(Records excerpted from a collection)
● ● ● ● ● ● ●

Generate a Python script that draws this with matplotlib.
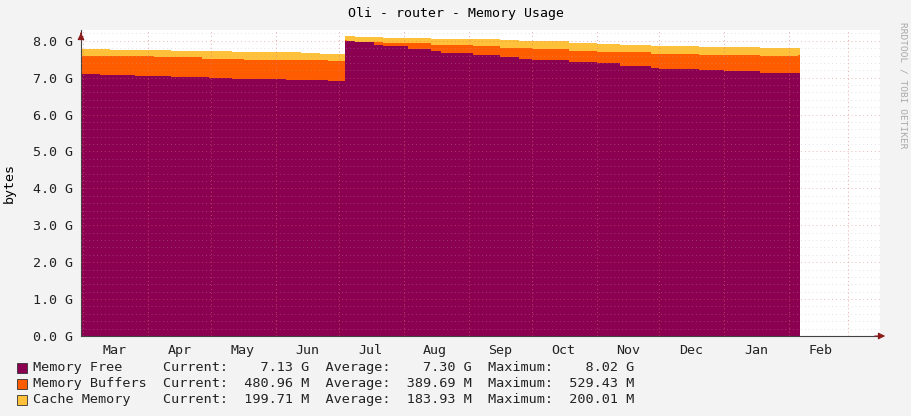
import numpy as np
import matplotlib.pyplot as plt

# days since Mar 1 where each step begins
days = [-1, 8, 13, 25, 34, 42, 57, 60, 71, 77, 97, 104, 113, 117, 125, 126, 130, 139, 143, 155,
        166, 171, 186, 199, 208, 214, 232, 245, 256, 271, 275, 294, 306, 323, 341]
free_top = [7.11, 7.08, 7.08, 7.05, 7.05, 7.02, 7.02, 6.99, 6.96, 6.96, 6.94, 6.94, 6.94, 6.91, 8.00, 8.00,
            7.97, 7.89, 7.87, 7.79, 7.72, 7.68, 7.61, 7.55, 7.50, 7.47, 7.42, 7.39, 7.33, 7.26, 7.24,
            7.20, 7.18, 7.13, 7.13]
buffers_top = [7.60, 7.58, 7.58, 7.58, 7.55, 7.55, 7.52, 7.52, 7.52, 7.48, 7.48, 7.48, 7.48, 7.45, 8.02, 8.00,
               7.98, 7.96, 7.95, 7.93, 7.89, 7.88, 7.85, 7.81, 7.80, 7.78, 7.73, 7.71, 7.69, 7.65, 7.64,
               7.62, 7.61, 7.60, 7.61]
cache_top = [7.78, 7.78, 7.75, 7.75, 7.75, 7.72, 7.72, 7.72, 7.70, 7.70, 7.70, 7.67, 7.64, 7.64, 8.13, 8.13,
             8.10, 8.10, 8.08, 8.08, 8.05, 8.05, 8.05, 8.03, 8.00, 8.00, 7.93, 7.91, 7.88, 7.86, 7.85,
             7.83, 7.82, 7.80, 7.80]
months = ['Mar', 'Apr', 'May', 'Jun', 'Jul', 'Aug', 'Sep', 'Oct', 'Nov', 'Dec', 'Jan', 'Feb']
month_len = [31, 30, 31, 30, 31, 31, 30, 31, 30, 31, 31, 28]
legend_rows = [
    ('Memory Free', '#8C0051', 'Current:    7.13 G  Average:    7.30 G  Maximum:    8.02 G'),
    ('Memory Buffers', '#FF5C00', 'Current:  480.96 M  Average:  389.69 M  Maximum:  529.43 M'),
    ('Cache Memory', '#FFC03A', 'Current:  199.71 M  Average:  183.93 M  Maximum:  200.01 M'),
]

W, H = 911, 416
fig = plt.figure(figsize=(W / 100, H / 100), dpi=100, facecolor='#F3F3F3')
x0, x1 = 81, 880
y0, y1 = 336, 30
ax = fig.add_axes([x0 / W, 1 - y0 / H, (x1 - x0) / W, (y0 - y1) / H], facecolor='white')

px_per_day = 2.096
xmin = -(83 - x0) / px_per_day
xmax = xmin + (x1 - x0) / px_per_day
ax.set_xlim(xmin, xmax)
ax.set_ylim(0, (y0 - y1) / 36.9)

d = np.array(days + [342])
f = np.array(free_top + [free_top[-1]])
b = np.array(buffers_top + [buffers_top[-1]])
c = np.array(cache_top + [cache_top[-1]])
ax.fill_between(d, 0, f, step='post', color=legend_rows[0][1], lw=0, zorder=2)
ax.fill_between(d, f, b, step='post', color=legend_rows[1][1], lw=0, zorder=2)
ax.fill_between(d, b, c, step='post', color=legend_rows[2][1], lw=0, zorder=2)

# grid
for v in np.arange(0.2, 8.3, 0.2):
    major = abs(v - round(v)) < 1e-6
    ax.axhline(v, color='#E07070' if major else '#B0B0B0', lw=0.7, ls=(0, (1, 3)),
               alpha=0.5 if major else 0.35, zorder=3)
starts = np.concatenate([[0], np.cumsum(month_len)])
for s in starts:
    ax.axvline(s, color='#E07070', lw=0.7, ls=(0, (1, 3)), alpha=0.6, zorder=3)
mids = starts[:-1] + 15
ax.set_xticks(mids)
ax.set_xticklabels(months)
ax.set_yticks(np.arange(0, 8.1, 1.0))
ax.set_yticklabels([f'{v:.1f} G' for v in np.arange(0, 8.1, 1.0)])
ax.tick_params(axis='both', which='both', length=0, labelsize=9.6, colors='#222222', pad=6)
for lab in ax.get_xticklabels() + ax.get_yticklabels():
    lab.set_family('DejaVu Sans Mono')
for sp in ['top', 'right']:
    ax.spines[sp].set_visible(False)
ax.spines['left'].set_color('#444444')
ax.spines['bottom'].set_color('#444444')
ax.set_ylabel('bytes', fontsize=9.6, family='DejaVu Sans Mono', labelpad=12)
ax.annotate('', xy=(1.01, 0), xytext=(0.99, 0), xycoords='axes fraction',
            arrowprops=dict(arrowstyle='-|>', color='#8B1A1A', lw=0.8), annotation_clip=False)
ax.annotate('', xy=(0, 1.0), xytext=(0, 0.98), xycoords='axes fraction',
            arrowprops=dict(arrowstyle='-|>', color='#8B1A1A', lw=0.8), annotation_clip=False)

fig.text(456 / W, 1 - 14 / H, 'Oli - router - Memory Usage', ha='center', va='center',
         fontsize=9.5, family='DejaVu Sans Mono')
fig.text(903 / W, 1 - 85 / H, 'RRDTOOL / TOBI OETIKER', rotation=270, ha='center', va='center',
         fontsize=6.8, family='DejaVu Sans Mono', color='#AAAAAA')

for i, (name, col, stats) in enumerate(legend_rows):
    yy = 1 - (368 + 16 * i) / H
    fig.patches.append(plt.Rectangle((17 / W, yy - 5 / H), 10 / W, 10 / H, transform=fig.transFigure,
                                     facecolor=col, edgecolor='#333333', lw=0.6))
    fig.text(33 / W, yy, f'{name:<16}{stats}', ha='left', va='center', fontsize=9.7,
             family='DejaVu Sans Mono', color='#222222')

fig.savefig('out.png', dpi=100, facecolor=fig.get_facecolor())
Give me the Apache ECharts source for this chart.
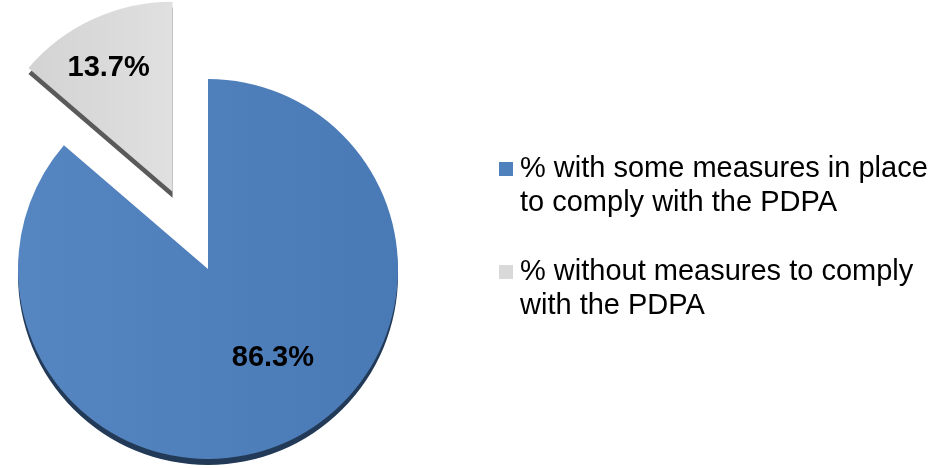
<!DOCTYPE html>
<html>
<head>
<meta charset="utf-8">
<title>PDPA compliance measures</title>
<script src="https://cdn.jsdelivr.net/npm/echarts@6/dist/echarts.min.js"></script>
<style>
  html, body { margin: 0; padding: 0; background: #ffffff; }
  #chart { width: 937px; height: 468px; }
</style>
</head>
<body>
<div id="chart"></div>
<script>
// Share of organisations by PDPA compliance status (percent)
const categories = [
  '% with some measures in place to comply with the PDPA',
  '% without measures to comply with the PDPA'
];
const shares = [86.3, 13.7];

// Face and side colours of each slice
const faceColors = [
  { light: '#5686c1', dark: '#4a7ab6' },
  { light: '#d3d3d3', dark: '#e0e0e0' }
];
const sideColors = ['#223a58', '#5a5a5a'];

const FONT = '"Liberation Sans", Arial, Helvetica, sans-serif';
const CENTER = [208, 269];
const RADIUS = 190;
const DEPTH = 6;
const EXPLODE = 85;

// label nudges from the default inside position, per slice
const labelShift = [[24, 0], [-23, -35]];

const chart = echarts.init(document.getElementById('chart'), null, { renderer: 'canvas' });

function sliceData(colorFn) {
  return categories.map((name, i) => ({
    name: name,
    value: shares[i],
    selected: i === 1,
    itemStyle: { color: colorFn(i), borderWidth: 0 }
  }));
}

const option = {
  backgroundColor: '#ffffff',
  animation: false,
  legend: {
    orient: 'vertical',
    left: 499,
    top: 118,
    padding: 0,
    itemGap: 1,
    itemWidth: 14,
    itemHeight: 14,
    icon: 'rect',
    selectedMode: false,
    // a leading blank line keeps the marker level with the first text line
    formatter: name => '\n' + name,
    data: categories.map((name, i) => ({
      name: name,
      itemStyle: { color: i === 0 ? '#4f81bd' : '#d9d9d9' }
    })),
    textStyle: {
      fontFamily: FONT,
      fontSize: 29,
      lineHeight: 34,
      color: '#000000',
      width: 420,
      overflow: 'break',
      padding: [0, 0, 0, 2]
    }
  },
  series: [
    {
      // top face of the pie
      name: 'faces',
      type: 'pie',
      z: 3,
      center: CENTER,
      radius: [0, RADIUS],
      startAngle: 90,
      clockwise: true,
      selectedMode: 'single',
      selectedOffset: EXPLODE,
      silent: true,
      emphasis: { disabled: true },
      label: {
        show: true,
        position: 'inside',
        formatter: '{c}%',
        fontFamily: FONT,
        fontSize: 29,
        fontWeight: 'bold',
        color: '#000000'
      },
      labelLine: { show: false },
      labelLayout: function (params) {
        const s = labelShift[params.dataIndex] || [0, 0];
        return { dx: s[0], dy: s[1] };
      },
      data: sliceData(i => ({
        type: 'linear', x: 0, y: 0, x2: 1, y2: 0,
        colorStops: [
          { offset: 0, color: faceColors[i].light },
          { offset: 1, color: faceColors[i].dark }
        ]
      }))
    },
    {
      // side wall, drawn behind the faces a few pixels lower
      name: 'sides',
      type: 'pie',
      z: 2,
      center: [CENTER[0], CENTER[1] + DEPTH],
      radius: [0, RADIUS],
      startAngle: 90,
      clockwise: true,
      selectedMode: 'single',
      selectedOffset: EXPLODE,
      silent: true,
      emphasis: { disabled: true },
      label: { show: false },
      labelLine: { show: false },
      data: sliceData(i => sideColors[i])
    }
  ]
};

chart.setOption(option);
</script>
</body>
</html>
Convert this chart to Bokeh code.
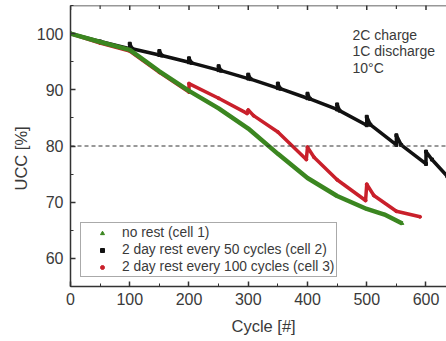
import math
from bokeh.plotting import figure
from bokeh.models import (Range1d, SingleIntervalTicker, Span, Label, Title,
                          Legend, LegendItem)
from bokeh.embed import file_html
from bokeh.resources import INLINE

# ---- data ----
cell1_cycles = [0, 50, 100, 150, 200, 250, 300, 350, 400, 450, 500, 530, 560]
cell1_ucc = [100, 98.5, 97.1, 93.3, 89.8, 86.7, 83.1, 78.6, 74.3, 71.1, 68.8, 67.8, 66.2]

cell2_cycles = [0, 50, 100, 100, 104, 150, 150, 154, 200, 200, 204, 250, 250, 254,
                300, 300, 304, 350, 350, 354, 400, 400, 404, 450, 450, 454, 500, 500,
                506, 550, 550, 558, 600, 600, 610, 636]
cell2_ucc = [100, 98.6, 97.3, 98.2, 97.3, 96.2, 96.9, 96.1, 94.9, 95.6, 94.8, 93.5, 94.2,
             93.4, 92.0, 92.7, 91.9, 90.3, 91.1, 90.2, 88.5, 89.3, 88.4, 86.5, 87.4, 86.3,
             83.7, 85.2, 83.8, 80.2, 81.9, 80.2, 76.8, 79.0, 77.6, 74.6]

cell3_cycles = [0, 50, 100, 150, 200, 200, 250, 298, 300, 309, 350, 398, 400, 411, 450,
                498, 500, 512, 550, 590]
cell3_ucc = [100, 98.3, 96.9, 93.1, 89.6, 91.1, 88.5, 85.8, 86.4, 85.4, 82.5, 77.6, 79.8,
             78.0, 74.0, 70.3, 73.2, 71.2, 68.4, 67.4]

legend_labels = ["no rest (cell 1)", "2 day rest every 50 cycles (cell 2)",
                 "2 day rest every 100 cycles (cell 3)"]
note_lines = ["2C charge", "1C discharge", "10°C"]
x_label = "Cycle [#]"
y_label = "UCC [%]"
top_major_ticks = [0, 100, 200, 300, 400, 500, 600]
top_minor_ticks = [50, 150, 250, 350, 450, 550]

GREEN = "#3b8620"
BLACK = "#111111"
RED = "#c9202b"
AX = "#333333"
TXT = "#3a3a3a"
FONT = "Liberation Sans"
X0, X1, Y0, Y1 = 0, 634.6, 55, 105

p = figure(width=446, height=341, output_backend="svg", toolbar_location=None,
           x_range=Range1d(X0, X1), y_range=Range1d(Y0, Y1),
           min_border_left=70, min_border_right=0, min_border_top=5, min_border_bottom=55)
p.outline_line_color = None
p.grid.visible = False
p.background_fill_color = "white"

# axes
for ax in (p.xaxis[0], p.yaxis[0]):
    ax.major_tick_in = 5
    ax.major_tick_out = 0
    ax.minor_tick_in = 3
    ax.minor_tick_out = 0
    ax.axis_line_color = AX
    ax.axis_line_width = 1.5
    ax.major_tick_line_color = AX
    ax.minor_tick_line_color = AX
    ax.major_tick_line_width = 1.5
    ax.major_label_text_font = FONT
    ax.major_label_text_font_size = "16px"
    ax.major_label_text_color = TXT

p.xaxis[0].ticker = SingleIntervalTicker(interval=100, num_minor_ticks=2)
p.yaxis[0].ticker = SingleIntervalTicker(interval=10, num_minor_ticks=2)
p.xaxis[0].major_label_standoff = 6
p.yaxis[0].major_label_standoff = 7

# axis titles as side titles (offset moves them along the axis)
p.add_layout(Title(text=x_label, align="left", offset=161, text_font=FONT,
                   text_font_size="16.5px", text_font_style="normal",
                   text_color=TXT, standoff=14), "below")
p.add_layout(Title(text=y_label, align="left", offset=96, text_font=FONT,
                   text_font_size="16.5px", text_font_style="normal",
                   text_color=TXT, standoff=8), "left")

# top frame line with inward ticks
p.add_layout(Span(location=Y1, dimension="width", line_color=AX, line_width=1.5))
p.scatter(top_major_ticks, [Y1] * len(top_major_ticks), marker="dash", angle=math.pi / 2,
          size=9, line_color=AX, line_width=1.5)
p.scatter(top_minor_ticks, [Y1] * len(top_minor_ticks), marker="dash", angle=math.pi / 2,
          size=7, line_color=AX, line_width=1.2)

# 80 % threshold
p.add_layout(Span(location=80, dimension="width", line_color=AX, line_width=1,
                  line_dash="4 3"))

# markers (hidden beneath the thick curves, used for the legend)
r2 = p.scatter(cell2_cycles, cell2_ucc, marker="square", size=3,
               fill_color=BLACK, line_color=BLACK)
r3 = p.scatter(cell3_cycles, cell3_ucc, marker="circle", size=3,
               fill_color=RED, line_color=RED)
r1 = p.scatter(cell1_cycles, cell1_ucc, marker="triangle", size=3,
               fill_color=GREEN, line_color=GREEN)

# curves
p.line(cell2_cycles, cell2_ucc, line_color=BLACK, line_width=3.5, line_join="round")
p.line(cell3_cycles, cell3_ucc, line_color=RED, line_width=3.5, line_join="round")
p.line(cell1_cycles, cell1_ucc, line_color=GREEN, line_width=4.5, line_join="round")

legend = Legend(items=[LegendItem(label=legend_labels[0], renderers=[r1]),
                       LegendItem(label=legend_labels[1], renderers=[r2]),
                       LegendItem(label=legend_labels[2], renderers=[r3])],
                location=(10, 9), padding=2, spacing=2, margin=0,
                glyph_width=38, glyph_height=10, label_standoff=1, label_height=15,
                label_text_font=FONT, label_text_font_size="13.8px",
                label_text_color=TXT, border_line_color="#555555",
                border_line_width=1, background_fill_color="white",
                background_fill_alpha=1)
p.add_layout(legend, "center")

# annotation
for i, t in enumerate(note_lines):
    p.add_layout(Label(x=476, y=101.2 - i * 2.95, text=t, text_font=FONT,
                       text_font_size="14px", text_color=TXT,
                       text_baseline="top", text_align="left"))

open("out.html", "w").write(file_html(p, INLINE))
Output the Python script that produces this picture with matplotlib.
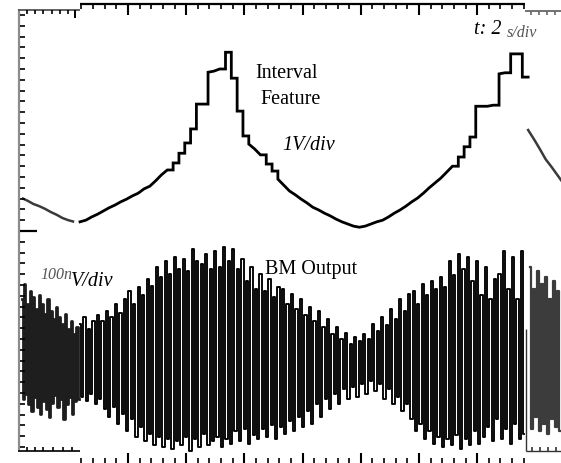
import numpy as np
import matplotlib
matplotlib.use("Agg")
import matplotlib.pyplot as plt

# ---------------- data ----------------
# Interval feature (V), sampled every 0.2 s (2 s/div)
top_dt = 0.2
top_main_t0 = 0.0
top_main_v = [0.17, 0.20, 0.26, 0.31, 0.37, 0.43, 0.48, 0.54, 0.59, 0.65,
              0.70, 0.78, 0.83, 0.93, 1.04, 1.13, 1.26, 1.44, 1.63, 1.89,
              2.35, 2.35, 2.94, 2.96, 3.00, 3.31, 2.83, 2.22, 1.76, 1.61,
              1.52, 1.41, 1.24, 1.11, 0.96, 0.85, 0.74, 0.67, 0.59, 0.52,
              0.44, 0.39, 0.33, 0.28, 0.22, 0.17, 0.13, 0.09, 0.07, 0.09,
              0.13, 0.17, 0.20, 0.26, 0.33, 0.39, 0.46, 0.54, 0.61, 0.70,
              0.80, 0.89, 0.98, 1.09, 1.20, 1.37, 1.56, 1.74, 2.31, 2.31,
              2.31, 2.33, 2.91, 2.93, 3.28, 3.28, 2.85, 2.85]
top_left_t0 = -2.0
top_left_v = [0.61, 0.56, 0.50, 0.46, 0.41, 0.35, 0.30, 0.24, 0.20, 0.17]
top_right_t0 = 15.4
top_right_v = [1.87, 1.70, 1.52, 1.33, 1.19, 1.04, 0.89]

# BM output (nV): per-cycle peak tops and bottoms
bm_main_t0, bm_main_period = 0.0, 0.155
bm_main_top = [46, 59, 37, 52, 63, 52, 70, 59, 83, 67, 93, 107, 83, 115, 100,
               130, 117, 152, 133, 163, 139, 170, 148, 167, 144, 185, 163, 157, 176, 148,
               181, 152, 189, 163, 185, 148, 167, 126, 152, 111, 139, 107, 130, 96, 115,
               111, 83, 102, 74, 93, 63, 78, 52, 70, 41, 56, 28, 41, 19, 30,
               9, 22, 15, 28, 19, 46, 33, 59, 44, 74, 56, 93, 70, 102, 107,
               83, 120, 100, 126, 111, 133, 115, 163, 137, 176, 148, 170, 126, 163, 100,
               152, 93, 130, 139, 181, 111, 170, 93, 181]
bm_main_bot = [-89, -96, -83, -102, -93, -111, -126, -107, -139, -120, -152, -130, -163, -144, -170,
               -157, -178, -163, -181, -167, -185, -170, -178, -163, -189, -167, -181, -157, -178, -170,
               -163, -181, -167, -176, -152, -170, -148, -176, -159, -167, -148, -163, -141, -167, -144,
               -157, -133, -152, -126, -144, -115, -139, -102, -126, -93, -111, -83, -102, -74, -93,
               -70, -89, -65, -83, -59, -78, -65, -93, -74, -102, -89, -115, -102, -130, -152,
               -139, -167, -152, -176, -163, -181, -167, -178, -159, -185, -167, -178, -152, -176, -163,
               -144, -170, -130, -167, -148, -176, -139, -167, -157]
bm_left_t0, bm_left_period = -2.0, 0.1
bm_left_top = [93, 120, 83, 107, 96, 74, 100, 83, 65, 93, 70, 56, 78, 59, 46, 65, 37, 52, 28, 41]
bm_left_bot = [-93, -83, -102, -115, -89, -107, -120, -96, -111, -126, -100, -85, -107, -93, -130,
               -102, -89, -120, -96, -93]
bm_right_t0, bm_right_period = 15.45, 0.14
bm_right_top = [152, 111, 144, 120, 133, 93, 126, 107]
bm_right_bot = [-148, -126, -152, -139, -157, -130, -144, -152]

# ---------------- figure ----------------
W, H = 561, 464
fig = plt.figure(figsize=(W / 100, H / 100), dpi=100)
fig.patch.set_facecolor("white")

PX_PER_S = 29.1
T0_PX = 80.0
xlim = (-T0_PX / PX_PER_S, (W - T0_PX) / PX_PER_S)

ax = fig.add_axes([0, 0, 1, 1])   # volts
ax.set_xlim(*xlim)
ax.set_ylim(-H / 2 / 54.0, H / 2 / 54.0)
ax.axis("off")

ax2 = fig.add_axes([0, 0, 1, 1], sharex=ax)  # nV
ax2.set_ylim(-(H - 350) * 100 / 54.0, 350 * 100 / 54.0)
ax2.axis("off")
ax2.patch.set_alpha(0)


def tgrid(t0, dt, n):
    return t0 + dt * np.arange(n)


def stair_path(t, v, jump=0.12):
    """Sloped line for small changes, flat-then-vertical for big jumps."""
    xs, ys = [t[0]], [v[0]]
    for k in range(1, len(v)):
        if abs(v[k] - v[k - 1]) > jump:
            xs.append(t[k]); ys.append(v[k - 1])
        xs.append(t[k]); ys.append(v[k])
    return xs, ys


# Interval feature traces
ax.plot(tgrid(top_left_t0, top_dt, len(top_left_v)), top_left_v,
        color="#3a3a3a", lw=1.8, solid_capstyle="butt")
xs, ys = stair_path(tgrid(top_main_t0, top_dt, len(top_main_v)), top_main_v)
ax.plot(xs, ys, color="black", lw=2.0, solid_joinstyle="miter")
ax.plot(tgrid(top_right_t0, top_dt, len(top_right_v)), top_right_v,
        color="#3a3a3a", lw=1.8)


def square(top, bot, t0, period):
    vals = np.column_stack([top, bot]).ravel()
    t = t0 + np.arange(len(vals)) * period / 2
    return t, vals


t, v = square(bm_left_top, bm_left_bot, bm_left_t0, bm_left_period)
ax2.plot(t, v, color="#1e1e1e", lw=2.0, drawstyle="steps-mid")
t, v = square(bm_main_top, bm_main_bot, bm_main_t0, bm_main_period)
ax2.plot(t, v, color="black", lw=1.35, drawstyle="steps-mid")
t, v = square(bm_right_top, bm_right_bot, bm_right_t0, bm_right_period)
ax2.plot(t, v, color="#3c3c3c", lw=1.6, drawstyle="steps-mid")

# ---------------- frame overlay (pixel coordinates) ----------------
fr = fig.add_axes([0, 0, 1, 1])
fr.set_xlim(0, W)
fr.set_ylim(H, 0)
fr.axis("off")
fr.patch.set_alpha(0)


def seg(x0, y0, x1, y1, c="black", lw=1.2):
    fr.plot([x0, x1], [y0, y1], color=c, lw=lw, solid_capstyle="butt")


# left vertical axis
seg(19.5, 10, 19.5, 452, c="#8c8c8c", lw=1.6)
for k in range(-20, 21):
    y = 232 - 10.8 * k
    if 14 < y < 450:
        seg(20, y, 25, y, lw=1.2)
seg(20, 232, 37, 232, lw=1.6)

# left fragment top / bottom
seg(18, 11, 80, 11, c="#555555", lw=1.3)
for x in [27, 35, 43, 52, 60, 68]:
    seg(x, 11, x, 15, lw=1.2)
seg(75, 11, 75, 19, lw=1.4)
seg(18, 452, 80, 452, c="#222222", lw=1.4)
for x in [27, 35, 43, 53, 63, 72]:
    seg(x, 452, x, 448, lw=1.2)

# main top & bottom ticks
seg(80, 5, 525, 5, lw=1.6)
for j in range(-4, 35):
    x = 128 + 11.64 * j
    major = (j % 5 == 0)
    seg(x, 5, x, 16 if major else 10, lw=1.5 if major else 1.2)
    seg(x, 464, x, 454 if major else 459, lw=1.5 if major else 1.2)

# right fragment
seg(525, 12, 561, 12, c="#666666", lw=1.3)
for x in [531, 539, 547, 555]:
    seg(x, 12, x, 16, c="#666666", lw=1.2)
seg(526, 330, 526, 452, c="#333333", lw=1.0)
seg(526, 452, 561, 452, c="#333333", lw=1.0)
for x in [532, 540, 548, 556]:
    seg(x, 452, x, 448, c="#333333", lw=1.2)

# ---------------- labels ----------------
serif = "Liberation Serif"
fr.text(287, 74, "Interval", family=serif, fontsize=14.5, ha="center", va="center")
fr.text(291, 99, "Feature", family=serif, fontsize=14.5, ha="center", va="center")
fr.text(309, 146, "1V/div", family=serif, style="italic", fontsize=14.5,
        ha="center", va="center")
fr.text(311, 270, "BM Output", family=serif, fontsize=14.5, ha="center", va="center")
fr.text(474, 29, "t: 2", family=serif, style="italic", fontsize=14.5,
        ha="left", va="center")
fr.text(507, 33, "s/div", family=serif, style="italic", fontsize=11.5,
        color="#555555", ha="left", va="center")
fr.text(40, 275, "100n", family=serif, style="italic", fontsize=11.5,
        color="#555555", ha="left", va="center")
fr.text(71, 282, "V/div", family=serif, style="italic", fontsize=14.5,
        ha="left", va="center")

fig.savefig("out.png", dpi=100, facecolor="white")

● ● ● ● ● ● ●

Keep to the lines above from the line with "Convert this chart to Bokeh code." to the line with "from bokeh.resources import INLINE", and set down exactly those, inclusive, with nothing else and every picture left out.

Convert this chart to Bokeh code.
import math
from bokeh.plotting import figure
from bokeh.models import (Range1d, SingleIntervalTicker, Span, Label, Title,
                          Legend, LegendItem)
from bokeh.embed import file_html
from bokeh.resources import INLINE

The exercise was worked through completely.